Theory of High Harmonic Generation for Probing Time-Resolved Large-Amplitude Molecular Vibrations with Ultrashort Intense Lasers

We present a theory that incorporates the vibrational degrees of freedom in a high-order harmonic generation (HHG) process with ultrashort intense laser pulses. In this model, laser-induced time-dependent transition dipoles for each fixed molecular geometry are added coherently, weighted by the laser-driven time-dependent nuclear wave packet distribution. We show that the nuclear distribution can be strongly modified by the HHG driving laser.
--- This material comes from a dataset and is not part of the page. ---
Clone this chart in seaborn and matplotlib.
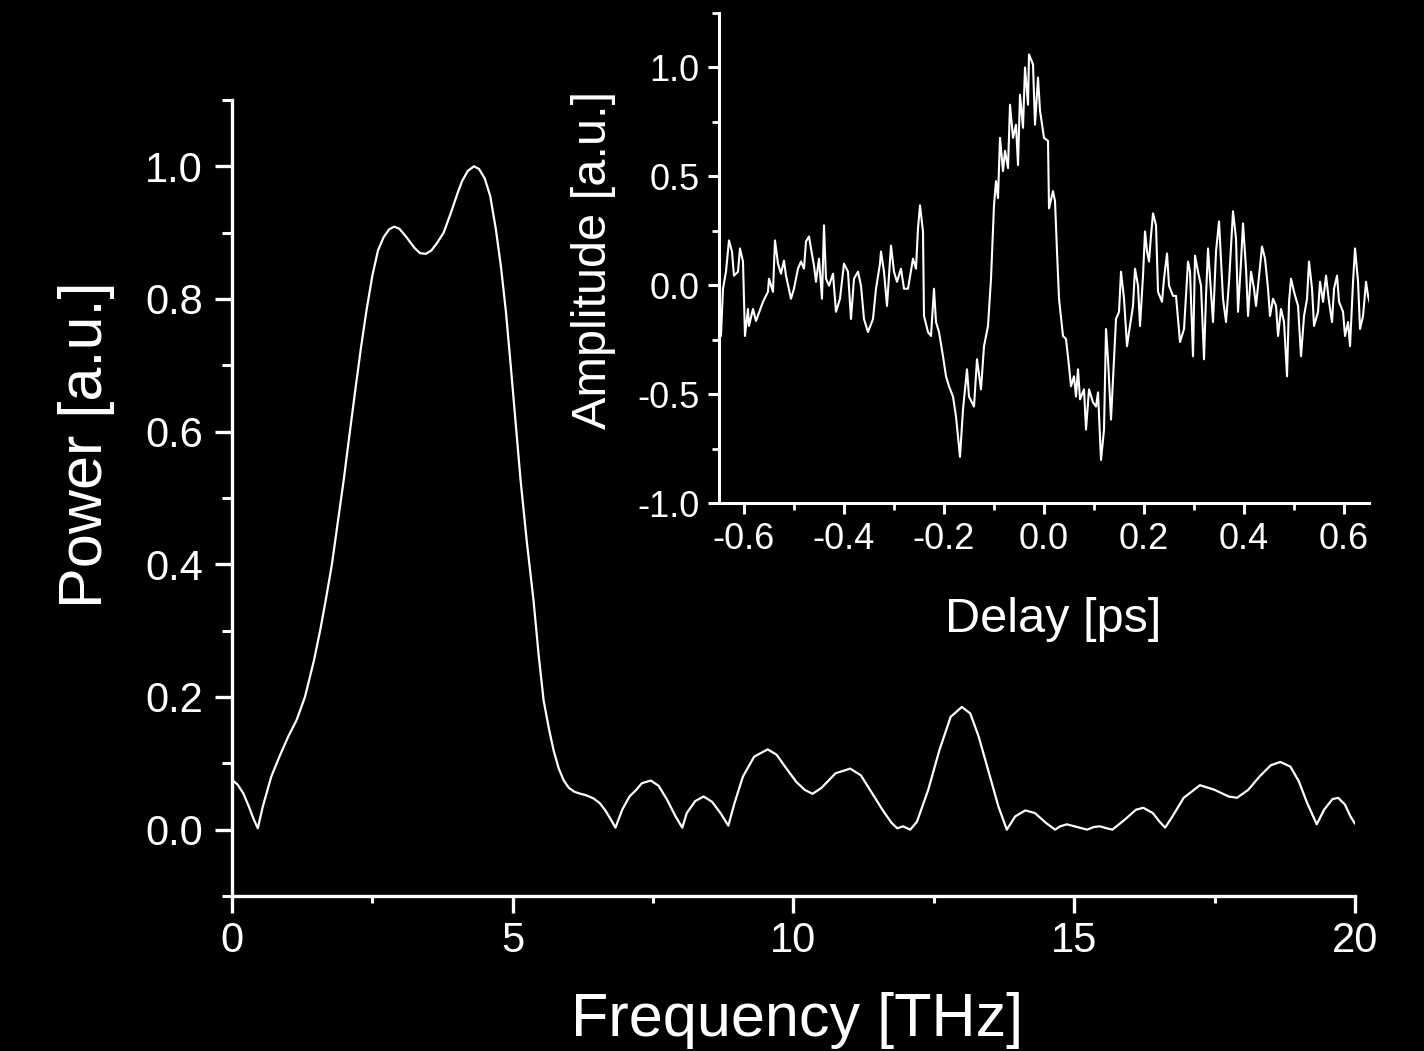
import numpy as np
import pandas as pd
import matplotlib
matplotlib.use("Agg")
import matplotlib.pyplot as plt
from matplotlib.ticker import MultipleLocator, FormatStrFormatter
import seaborn as sns

# Power spectrum of the THz pulse
freq_thz = [0.0, 0.1, 0.2, 0.3, 0.38, 0.46, 0.55, 0.7, 0.84, 1.0, 1.15, 1.3, 1.46,
            1.57, 1.67, 1.78, 1.88, 1.99, 2.1, 2.2, 2.3, 2.4, 2.5, 2.6, 2.7, 2.8,
            2.89, 2.98, 3.1, 3.25, 3.35, 3.45, 3.55, 3.65, 3.77, 3.9, 4.02, 4.1,
            4.2, 4.31, 4.4, 4.5, 4.6, 4.7, 4.79, 4.88, 4.96, 5.05, 5.14, 5.25,
            5.37, 5.46, 5.55, 5.65, 5.73, 5.82, 5.91, 6.0, 6.1, 6.21, 6.3, 6.44,
            6.55, 6.65, 6.75, 6.83, 6.95, 7.08, 7.2, 7.3, 7.46, 7.6, 7.75, 7.9,
            8.02, 8.1, 8.25, 8.4, 8.55, 8.7, 8.84, 8.95, 9.1, 9.3, 9.54, 9.7,
            9.85, 10.05, 10.2, 10.34, 10.5, 10.75, 11.01, 11.2, 11.4, 11.6, 11.75,
            11.85, 11.95, 12.08, 12.2, 12.4, 12.6, 12.8, 13.0, 13.15, 13.3, 13.5,
            13.65, 13.8, 13.95, 14.13, 14.3, 14.5, 14.66, 14.75, 14.87, 15.05,
            15.23, 15.35, 15.46, 15.58, 15.68, 15.9, 16.1, 16.23, 16.4, 16.52,
            16.62, 16.75, 16.95, 17.24, 17.5, 17.75, 17.9, 18.1, 18.3, 18.5,
            18.67, 18.85, 19.0, 19.15, 19.32, 19.45, 19.6, 19.7, 19.82, 19.92, 20.0]
power_au = [0.075, 0.068, 0.055, 0.035, 0.017, 0.002, 0.035, 0.08, 0.109, 0.14, 0.165, 0.2, 0.255,
            0.3, 0.346, 0.4, 0.46, 0.527, 0.6, 0.665, 0.728, 0.785, 0.835, 0.873, 0.893, 0.905,
            0.909, 0.906, 0.894, 0.877, 0.869, 0.868, 0.873, 0.884, 0.9, 0.93, 0.96, 0.978,
            0.993, 1.0, 0.996, 0.982, 0.955, 0.905, 0.849, 0.78, 0.704, 0.615, 0.527, 0.435,
            0.346, 0.265, 0.195, 0.15, 0.119, 0.092, 0.074, 0.063, 0.057, 0.054, 0.052, 0.047,
            0.04, 0.029, 0.015, 0.003, 0.03, 0.05, 0.06, 0.07, 0.074, 0.066, 0.045, 0.02,
            0.003, 0.025, 0.043, 0.05, 0.042, 0.025, 0.006, 0.04, 0.08, 0.11, 0.121, 0.113,
            0.095, 0.072, 0.06, 0.054, 0.063, 0.085, 0.092, 0.082, 0.055, 0.028, 0.01,
            0.002, 0.005, 0.0, 0.012, 0.06, 0.12, 0.17, 0.185, 0.175, 0.14, 0.08,
            0.035, 0.0, 0.02, 0.029, 0.025, 0.01, 0.0, 0.005, 0.008, 0.004,
            0.0, 0.004, 0.005, 0.002, 0.0, 0.015, 0.03, 0.033, 0.025, 0.012,
            0.003, 0.02, 0.048, 0.067, 0.06, 0.05, 0.048, 0.06, 0.08, 0.097,
            0.102, 0.095, 0.073, 0.04, 0.008, 0.03, 0.046, 0.048, 0.038, 0.02, 0.009]

# Time-domain waveform (electro-optic sampling trace)
delay_ps = [-0.646, -0.642, -0.636, -0.630, -0.624, -0.620, -0.612, -0.608, -0.602, -0.598,
            -0.592, -0.590, -0.582, -0.576, -0.562, -0.552, -0.550, -0.542, -0.538, -0.532,
            -0.526, -0.520, -0.516, -0.506, -0.500, -0.492, -0.486, -0.480, -0.476, -0.470,
            -0.466, -0.460, -0.456, -0.450, -0.444, -0.440, -0.436, -0.430, -0.422, -0.416,
            -0.408, -0.400, -0.392, -0.386, -0.380, -0.372, -0.366, -0.360, -0.352, -0.342,
            -0.336, -0.328, -0.326, -0.320, -0.314, -0.306, -0.300, -0.294, -0.286, -0.280,
            -0.272, -0.262, -0.256, -0.252, -0.248, -0.242, -0.240, -0.232, -0.226, -0.220,
            -0.216, -0.210, -0.202, -0.196, -0.190, -0.182, -0.176, -0.168, -0.162, -0.154,
            -0.150, -0.140, -0.134, -0.126, -0.120, -0.112, -0.106, -0.100, -0.096, -0.092,
            -0.088, -0.082, -0.078, -0.072, -0.068, -0.062, -0.056, -0.052, -0.048, -0.042,
            -0.038, -0.032, -0.030, -0.022, -0.018, -0.012, -0.008, 0.000, 0.008, 0.010,
            0.018, 0.022, 0.026, 0.030, 0.038, 0.044, 0.050, 0.054, 0.060, 0.064,
            0.068, 0.072, 0.080, 0.084, 0.090, 0.098, 0.104, 0.108, 0.114, 0.120,
            0.124, 0.128, 0.134, 0.140, 0.144, 0.150, 0.154, 0.160, 0.166, 0.170,
            0.178, 0.182, 0.188, 0.192, 0.198, 0.202, 0.206, 0.210, 0.214, 0.218,
            0.224, 0.228, 0.236, 0.240, 0.246, 0.250, 0.258, 0.264, 0.272, 0.280,
            0.288, 0.292, 0.298, 0.302, 0.308, 0.314, 0.320, 0.324, 0.328, 0.338,
            0.344, 0.350, 0.358, 0.364, 0.370, 0.374, 0.378, 0.384, 0.388, 0.394,
            0.398, 0.404, 0.408, 0.414, 0.420, 0.424, 0.430, 0.436, 0.442, 0.448,
            0.452, 0.458, 0.464, 0.468, 0.474, 0.480, 0.486, 0.490, 0.494, 0.500,
            0.508, 0.514, 0.520, 0.526, 0.530, 0.536, 0.540, 0.548, 0.552, 0.558,
            0.564, 0.570, 0.576, 0.580, 0.586, 0.590, 0.598, 0.602, 0.608, 0.612,
            0.618, 0.622, 0.628, 0.632, 0.638, 0.644, 0.648, 0.652]
amplitude_au = [-0.233, -0.016, 0.062, 0.206, 0.155, 0.044, 0.062, 0.169, 0.109, -0.233,
                -0.109, -0.187, -0.109, -0.164, -0.076, -0.030, 0.030, -0.030, 0.206, 0.099,
                0.053, 0.113, 0.044, -0.062, -0.016, 0.076, 0.109, 0.076, 0.201, 0.224,
                0.169, 0.090, 0.016, 0.122, -0.062, 0.275, 0.030, -0.002, 0.053, -0.122,
                -0.062, 0.099, 0.062, -0.155, 0.030, 0.062, -0.002, -0.155, -0.215, -0.155,
                -0.016, 0.099, 0.155, 0.062, -0.095, 0.182, 0.062, 0.016, 0.076, -0.016,
                -0.016, 0.122, 0.076, 0.261, 0.367, 0.247, -0.141, -0.215, -0.233, -0.016,
                -0.169, -0.215, -0.326, -0.418, -0.464, -0.511, -0.603, -0.788, -0.571, -0.386,
                -0.511, -0.557, -0.340, -0.478, -0.280, -0.187, 0.030, 0.367, 0.478, 0.400,
                0.677, 0.524, 0.617, 0.538, 0.829, 0.677, 0.737, 0.552, 0.875, 0.723,
                1.000, 0.829, 1.060, 1.014, 0.737, 0.954, 0.802, 0.677, 0.663, 0.353,
                0.432, 0.386, 0.155, -0.062, -0.233, -0.247, -0.372, -0.464, -0.418, -0.511,
                -0.386, -0.524, -0.478, -0.663, -0.478, -0.538, -0.557, -0.492, -0.802, -0.663,
                -0.201, -0.340, -0.617, -0.340, -0.155, -0.122, 0.062, -0.062, -0.280, -0.215,
                -0.095, 0.076, -0.002, -0.187, 0.044, 0.247, 0.155, 0.109, 0.229, 0.330,
                0.275, -0.030, -0.076, 0.030, 0.146, -0.002, -0.049, -0.049, -0.261, -0.201,
                0.109, 0.062, -0.326, 0.136, 0.062, -0.002, -0.340, -0.049, 0.169, -0.169,
                0.155, 0.293, -0.062, -0.169, 0.016, 0.182, 0.340, 0.215, -0.122, 0.109,
                0.284, 0.076, -0.141, 0.062, -0.016, -0.095, 0.044, 0.178, 0.122, -0.016,
                -0.141, -0.062, -0.095, -0.233, -0.109, -0.169, -0.418, -0.076, 0.030, -0.030,
                -0.095, -0.326, -0.141, -0.062, 0.109, -0.016, -0.187, -0.122, 0.016, -0.076,
                0.044, -0.076, -0.169, -0.016, 0.044, -0.076, -0.122, -0.233, -0.169, -0.280,
                0.016, 0.169, 0.016, -0.201, -0.141, 0.016, -0.049, -0.085]

spectrum = pd.DataFrame({"Frequency": freq_thz, "Power": power_au})
waveform = pd.DataFrame({"Delay": delay_ps, "Amplitude": amplitude_au})

sns.set_theme(style="ticks")
plt.rcParams["font.family"] = ["Liberation Sans", "DejaVu Sans"]
plt.rcParams["axes.unicode_minus"] = False
plt.rcParams["figure.facecolor"] = "black"
plt.rcParams["axes.facecolor"] = "black"

fg = "white"

fig = plt.figure(figsize=(14.24, 10.51), dpi=100)
ax = fig.add_axes([0.1629, 0.1475, 0.7886, 0.7574])
sns.lineplot(data=spectrum, x="Frequency", y="Power", ax=ax, color=fg,
             linewidth=1.6, sort=False, estimator=None)

ax.set_xlim(0, 20)
ax.set_ylim(-0.1, 1.1)
ax.xaxis.set_major_locator(MultipleLocator(5))
ax.xaxis.set_minor_locator(MultipleLocator(2.5))
ax.yaxis.set_minor_locator(MultipleLocator(0.1))
ax.set_yticks([0.0, 0.2, 0.4, 0.6, 0.8, 1.0])
ax.yaxis.set_major_formatter(FormatStrFormatter("%.1f"))
ax.set_xlabel("Frequency [THz]", fontsize=44, color=fg)
ax.set_ylabel("Power [a.u.]", fontsize=44, color=fg)
ax.xaxis.set_label_coords(0.503, -0.121)
ax.yaxis.set_label_coords(-0.104, 0.567)

for side in ("top", "right"):
    ax.spines[side].set_visible(False)
for side in ("left", "bottom"):
    ax.spines[side].set_color(fg)
    ax.spines[side].set_linewidth(2.4)
ax.tick_params(axis="both", which="major", colors=fg, labelsize=30,
               width=2.4, length=12, direction="out")
ax.tick_params(axis="x", which="major", pad=6)
ax.tick_params(axis="y", which="major", pad=9)
ax.tick_params(axis="x", which="minor", colors=fg, width=2.2, length=5, direction="out")
ax.tick_params(axis="y", which="minor", colors=fg, width=2.2, length=7, direction="out")

# Inset: time-domain trace
ins = fig.add_axes([0.5049, 0.5214, 0.4565, 0.4662])
ins.set_facecolor("none")
sns.lineplot(data=waveform, x="Delay", y="Amplitude", ax=ins, color=fg,
             linewidth=1.5, sort=False, estimator=None)
ins.set_xlim(-0.65, 0.65)
ins.set_ylim(-1.0, 1.25)
ins.set_xticks([-0.6, -0.4, -0.2, 0.0, 0.2, 0.4, 0.6])
ins.xaxis.set_minor_locator(MultipleLocator(0.1))
ins.set_yticks([-1.0, -0.5, 0.0, 0.5, 1.0])
ins.yaxis.set_minor_locator(MultipleLocator(0.25))
ins.xaxis.set_major_formatter(FormatStrFormatter("%.1f"))
ins.yaxis.set_major_formatter(FormatStrFormatter("%.1f"))
ins.set_xlabel("Delay [ps]", fontsize=35, color=fg)
ins.set_ylabel("Amplitude [a.u.]", fontsize=35, color=fg)
ins.xaxis.set_label_coords(0.514, -0.192)
ins.yaxis.set_label_coords(-0.158, 0.496)

for side in ("top", "right"):
    ins.spines[side].set_visible(False)
for side in ("left", "bottom"):
    ins.spines[side].set_color(fg)
    ins.spines[side].set_linewidth(2.2)
ins.tick_params(axis="both", which="major", colors=fg, labelsize=26,
                width=2.2, length=8, direction="out", pad=6)
ins.tick_params(axis="both", which="minor", colors=fg, width=2.0, length=5,
                direction="out")

fig.savefig("out.png", dpi=100, facecolor="black")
The validity of this model is first checked against results from the numerical solution of the time-dependent Schrödinger equation for a simple model system. We show that in combination with the established quantitative rescattering theory this model is able to reproduce the time-resolved pump-probe HHG spectra of ${\mathrm{N}}_2{\mathrm{O}}_4$ reported by Li et al. [Science 322, 1207 (2008)].

Figure 1

(a) HHG spectrum from $v=0$ vibrational state of hydrogenlike ${\mathrm{H}}_2^{+}$ with the hydrogen atom mass of $4M_p$, calculated by the exact TDSE and the model. Spectrum calculated with a static nuclear distribution is also shown (thin blue line, only odd harmonics are shown). (b) Nuclear distributions at the beginning, the middle, and the end of the laser pulse calculated by the exact TDSE and by using Eq. (2).

Figure 2

HHG yields for a few different harmonics versus time delay from the TDSE (a) and the model using Eqs. (1, 2) (b) for a case of a nuclear wave packet. The hydrogen atom mass is $16M_p$.

Figure 3

(a) Photoionization cross section for a few different energies corresponding to H17, H21, and H25. (b),(c) HHG yields from ${\mathrm{N}}_2{\mathrm{O}}_4$ versus $R_{\mathrm{NN}}$ from the QRS and SFA, respectively.

Figure 4

Normalized HHG yields from ${\mathrm{N}}_2{\mathrm{O}}_4$ versus pump-probe time delay for a few different harmonics from the $\mathrm{\text{model}}+\mathrm{QRS}$ (a) and the $\mathrm{\text{model}}+\mathrm{SFA}$ (b). Probe laser intensity dependence of the modulation depth from the $\mathrm{\text{model}}+\mathrm{QRS}$ (c) and the JILA experiment [10] (d). Molecules are assumed to be perfectly aligned along the pump laser polarization direction.